“We will not be silenced and will never give in to their voter suppression attacks”
Graham, N.C. – Residents in Alamance County, North Carolina, will gather Saturday to rally behind members of the “Alamance 12” defendants as they lead a march to an early voting location to cast their votes.
“We cannot be afraid. If voting didn’t matter, they wouldn’t work so hard to keep us from doing it,” said Keith Sellars, an Alamance 12 defendant who faced unjust felony voter fraud charges for voting in 2016, and is a key organizer of this event.
Earlier this year, 12 residents in Alamance County were unjustly targeted and forced to face charges for voter fraud in the 2016 elections. Many of the "Alamance 12" defendants accepted plea agreements, and spoke out about the suppressive impact of the charges they faced. Now, several defendants are leading the charge to encourage others to vote, and refusing to be intimidated into silence.
EVENT: Alamance 12 defendants Keith Sellars, Whitney Brown, Anthony Haith, and Taranta Holman will lead a march of poor and working people through downtown Graham, past the confederate memorial, to the main polling location on Saturday for early voting.
DATE/TIME: Saturday, October 27, Noon to 4 p.m.
WHERE: Starts at Children's Chapel United Church, 334 E. Harden Street, Graham, N.C.
There will be a short program by the Alamance 12 before marching to the polling location to vote. Down Home North Carolina will be making an 8-stop circuit in a school bus through rural and low-income locations in the county to pick up participants
The event is being promoted through door canvasses, Facebook ads, and social network outreach, led by the Alamance 12.
- Rally at a church.
- A long line of marchers in procession with placards through downtown Graham, past confederate statue.
- School bus decorated with banners picking up voters from low-income and rural neighborhoods in Alamance County.
Members of the “Alamance 12,” including Whitney Brown, Keith Sellars, Anthony Haith, and Taranta Holman, have joined Down Home North Carolina's voter outreach and civic engagement programs, contacting low-income voters and voters of color and encouraging them to get out and vote. They have participated in a relational voter program, leafleting, candidate forums, phone banking and direct mail efforts.

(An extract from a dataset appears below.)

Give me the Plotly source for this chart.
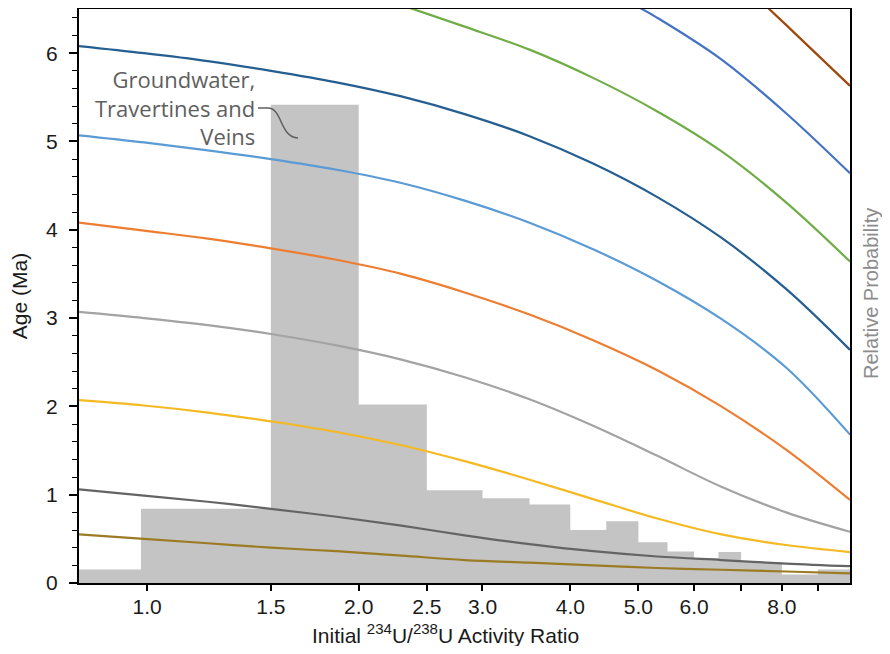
import plotly.graph_objects as go

# ---------------- data ----------------
# initial 234U/238U activity ratio at which each curve was read
ratio = [0.8, 0.99, 1.22, 1.5, 1.86, 2.3, 2.83, 3.5, 4.31, 5.32, 6.56, 8.11, 10.0]

age_gold = [0.55, 0.50, 0.45, 0.40, 0.36, 0.31, 0.26, 0.23, 0.20, 0.17, 0.15, 0.13, 0.11]
age_darkgray = [1.06, 0.99, 0.92, 0.84, 0.75, 0.65, 0.54, 0.44, 0.36, 0.30, 0.26, 0.22, 0.19]
age_yellow = [2.07, 2.01, 1.93, 1.83, 1.71, 1.56, 1.38, 1.17, 0.95, 0.73, 0.55, 0.43, 0.35]
age_gray = [3.07, 3.00, 2.92, 2.82, 2.69, 2.53, 2.33, 2.08, 1.78, 1.44, 1.09, 0.80, 0.58]
age_orange = [4.08, 3.99, 3.90, 3.79, 3.66, 3.50, 3.29, 3.04, 2.75, 2.41, 2.00, 1.51, 0.94]
age_lightblue = [5.07, 4.99, 4.90, 4.80, 4.68, 4.53, 4.33, 4.08, 3.78, 3.42, 2.99, 2.44, 1.68]
age_darkblue = [6.08, 6.00, 5.91, 5.80, 5.67, 5.51, 5.31, 5.06, 4.75, 4.37, 3.91, 3.33, 2.64]

ratio_green = [2.37, 2.83, 3.5, 4.31, 5.32, 6.56, 8.11, 10.0]
age_green = [6.51, 6.30, 6.04, 5.72, 5.34, 4.89, 4.31, 3.64]

ratio_midblue = [5.03, 5.32, 6.56, 8.11, 10.0]
age_midblue = [6.51, 6.40, 5.93, 5.32, 4.64]

ratio_brown = [7.65, 8.11, 10.0]
age_brown = [6.51, 6.32, 5.63]

# histogram (relative probability), bin edges in initial activity ratio
bin_edges = [0.8, 0.98, 1.5, 2.0, 2.5, 3.0, 3.5, 4.0, 4.5, 5.0, 5.5, 6.0, 6.5, 7.0, 8.0, 9.0, 10.0]
rel_prob = [0.028, 0.155, 1.0, 0.373, 0.194, 0.177, 0.164, 0.111, 0.129,
            0.085, 0.066, 0.052, 0.065, 0.044, 0.018, 0.028]

x_tickvals = [1.0, 1.5, 2.0, 2.5, 3.0, 4.0, 5.0, 6.0, 7.0, 8.0, 9.0]
x_ticktext = ["1.0", "1.5", "2.0", "2.5", "3.0", "4.0", "5.0", "6.0", "", "8.0", ""]
y_tickvals = [0, 1, 2, 3, 4, 5, 6]

# ---------------- figure ----------------
fig = go.Figure()

fig.add_trace(go.Scatter(
    x=bin_edges, y=rel_prob + [rel_prob[-1]],
    mode="lines", line=dict(shape="hv", width=0, color="#c4c4c4"),
    fill="tozeroy", fillcolor="#c4c4c4",
    yaxis="y", hoverinfo="skip", showlegend=False))

curves = [
    (ratio, age_gold, "#9b7b23"),
    (ratio, age_darkgray, "#646464"),
    (ratio, age_yellow, "#f5b921"),
    (ratio, age_gray, "#a3a3a3"),
    (ratio, age_orange, "#ed7d31"),
    (ratio, age_lightblue, "#5b9bd5"),
    (ratio, age_darkblue, "#255e91"),
    (ratio_green, age_green, "#70ad47"),
    (ratio_midblue, age_midblue, "#4472c4"),
    (ratio_brown, age_brown, "#9e480e"),
]
for xs, ys, col in curves:
    fig.add_trace(go.Scatter(
        x=xs, y=ys, mode="lines",
        line=dict(color=col, width=2.2, shape="spline", smoothing=1.0),
        yaxis="y2", showlegend=False))

font_main = "Liberation Sans, Arial, sans-serif"

fig.update_layout(
    width=874, height=638,
    margin=dict(l=71, r=32, t=1, b=63),
    paper_bgcolor="white", plot_bgcolor="white",
    showlegend=False,
    font=dict(family=font_main, size=21, color="#1a1a1a"),
    xaxis=dict(
        type="log", range=[-0.09691, 1.0],
        tickvals=x_tickvals, ticktext=x_ticktext,
        ticks="outside", ticklen=6, tickwidth=1.5, tickcolor="black",
        ticklabelstandoff=-2,
        showline=True, linecolor="black", linewidth=2, mirror=True,
        showgrid=False, zeroline=False,
        tickfont=dict(size=21),
        automargin=False,
    ),
    yaxis=dict(
        range=[0, 1.2], side="right",
        showticklabels=False, ticks="", showgrid=False, zeroline=False,
        showline=False, automargin=False,
    ),
    yaxis2=dict(
        overlaying="y", side="left", range=[0, 6.5],
        tickvals=y_tickvals,
        ticks="outside", ticklen=8, tickwidth=1.5, tickcolor="black",
        ticklabelstandoff=7,
        minor=dict(dtick=0.2, tick0=0, ticks="outside", ticklen=5,
                   tickwidth=1.2, tickcolor="black"),
        showline=True, linecolor="black", linewidth=2, mirror=True,
        showgrid=False, zeroline=False,
        tickfont=dict(size=21),
        title=dict(text="Age (Ma)", font=dict(size=21), standoff=16),
        automargin=False,
    ),
)

# x-axis title
fig.add_annotation(
    x=0.476, y=-0.088, xref="paper", yref="paper",
    text="Initial <sup><span style='font-size:15px'>234</span></sup>U/"
         "<sup><span style='font-size:15px'>238</span></sup>U Activity Ratio",
    showarrow=False, xanchor="center", yanchor="middle",
    font=dict(family=font_main, size=21, color="#1a1a1a"))

# right-hand axis title
fig.add_annotation(
    x=1.027, y=0.505, xref="paper", yref="paper",
    text="Relative Probability", textangle=-90, showarrow=False,
    font=dict(family=font_main, size=20, color="#8c8c8c"),
    xanchor="center", yanchor="middle")

# label for the tall histogram bar
fig.add_annotation(
    x=0.2309, y=0.829, xref="paper", yref="paper",
    text="Groundwater,<br>Travertines and<br>Veins", showarrow=False,
    align="right", xanchor="right", yanchor="middle",
    font=dict(family="Open Sans, sans-serif", size=22, color="#5e5e5e"))

fig.add_shape(
    type="path", xref="paper", yref="paper",
    path="M 0.2322,0.8275 L 0.2451,0.8275 C 0.2640,0.8275 0.2600,0.7770 0.2840,0.7753",
    line=dict(color="#5e5e5e", width=1.5))

fig.write_html("out.html")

Brown, Haith and Holman are participating even though their voting rights have not been restored. They are motivated to improve their communities, fulfill their civic duty, and are determined not to let their charges prevent them from participating in our democracy.
“We are inspired by the bravery and courage of these defendants, who have paid a heavy price for attempting to answer their civic duty to vote,” said Todd Zimmer, co-director of Down Home North Carolina. “Their refusal to be intimidated has catapulted a new vigor and energy in our community to ensure the voices of poor people, people of color, and formerly incarcerated voters in North Carolina will never be silenced.”